I’ll be the first to admit that when it comes to food waste, I make a lot of mistakes. I’m often cutting my losses and tossing the excess bits and pieces that get shoved to the back of the fridge.
I can’t help but be a natural purger at heart. I long for clean and orderly environments without extra junk hanging around which means that my first instinct is almost always to throw things away.
I’m ashamed to admit my food waste flaws, but there they are. I’ve definitely been making progress the past few months since committing myself to making a shopping list of ingredients that I know I need. That being said it’s something that I know I can continue to improve on with time and effort.
- Plan Ahead/Make a Shopping List: Set aside time before your next shopping trip to think about what meals you want to prepare. By going to the store with clear intentions you’re not only going to cut down waste later in the week, but you’ll also spend less time wandering aimlessly up and down the aisles racking your brain for what else you might want that week. Less wandering = less impulse buying = more money saved.
- Learn How to Store Produce: Once you get your food home make sure you store it properly. There’s a bit of an art and science to storing foods, but taking the time to learn the what and the how’s to food storing really cuts down on food waste. For example, fruits and vegetables shouldn’t be stored in the same space. Fruits produce a ripening agent, ethylene, that can ripen surrounding vegetables prematurely. Additionally, vegetables need a bit of room for breathing. If they’re packed too tight they will also spoil faster. Vegetarian Times has a really extensive breakdown how how to store specific foods and where to keep them.
- Make Stock: Save the carcass and bones from roast dinners and meat dishes to make bone broth/meat stock. Karissa from OCD Kitchen (which by the way is a really great blog about food intolerances and gluten free eating for anyone who wants to take a look) has a great, easy to make chicken stock. You can also save up spare vegetable pieces to make vegetable stock which works to not only make a delicious soup base, but you also get to clean out your fridge in the process. Score.

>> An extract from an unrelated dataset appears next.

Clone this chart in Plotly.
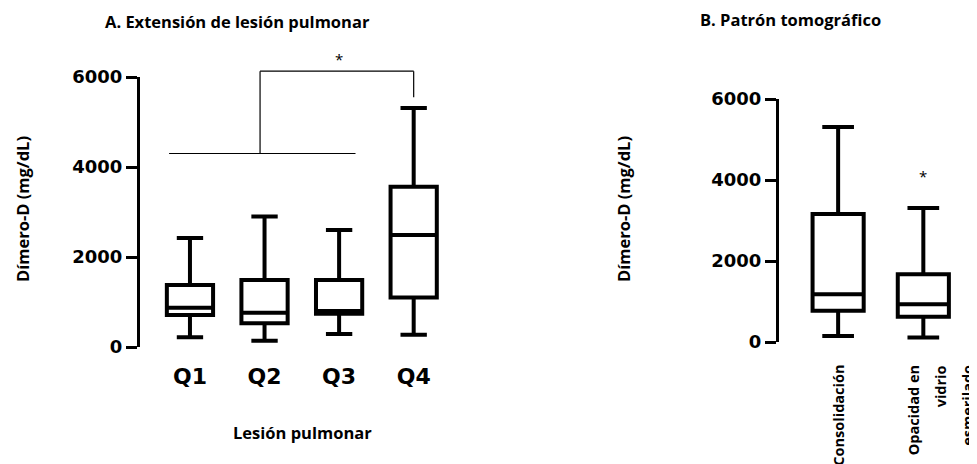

- Make Compost: According to EarthEasy.com, “Composting can divert as much as 30% of household waste away from the garbage can”. Not only are you cutting down on kitchen waste, but you’re adding nutrients back to your garden’s soil which helps to create even more delicious produce later. My Mom has grown rather fond of her vegetable patch and as a result she’s had to become a composting whizz. She keeps a giant bowl on the countertop next to the trash can where they are able to dump egg shells, fruit peels, and whatever spare bits of produce that go unused to later feed the compost heap.
- Use Your Freezer: Even though I shop with a list I tend to buy whatever is on sale. Sometimes I come home with a few too many packs of chicken that Mike and I couldn’t possibly go through in a week. In times like those my freezer is a life saver. It takes a bit of forethought to remember to defrost the right food in time, but it’s really been a huge money saver in the long run. Real Simple has a handy food storing graphic showing what foods can be safely frozen and for how long.
5 Recipes That Make Using Up Old Food Easy
1. Make a stir fry. Throw any left over bits of pepper, broccoli, spring onion and carrot into a pan and make this Whole 30 approved cashew chicken.
2. Make cake. This isn’t using old food, but with this cake you’re literally using whole food. This cake uses two entire oranges peel and all. Boil your oranges in water for about 20 minutes and then throw them in the blender and you’re got orange puree perfect for making Grain Free Orange Cake.
3. Make fritters. Leftovers are always perfect fritter material. Just mash everything up into pancake form and then fry it up and you’ve got a new side dish with a bit of crunch. These Ricotta Zucchini Fritters came about as a result of trying to clean my fridge, but you can also make mashed potato fritters, left over pasta fritters…the possibilities are endless.
4. Make banana bread. An oldie, but a goodie. It’s everyone’s favorite way to use up ripe bananas, and with good reason. You might even be forgiven for allowing those bananas to go black on purpose if you’re planning on making banana bread
5. Make soup. My favorite way to use up old vegetables is easily to throw them into soup which is how this Sausage and Kale Soup came about. Now that the weather has cooled down I’ve actually started making ‘leftover’ soup once a week which is exactly what it sounds like except 10 times more delicious. I’ve also heard it called garbage soup and even trash can soup, which although is an apt name, doesn’t do it justice.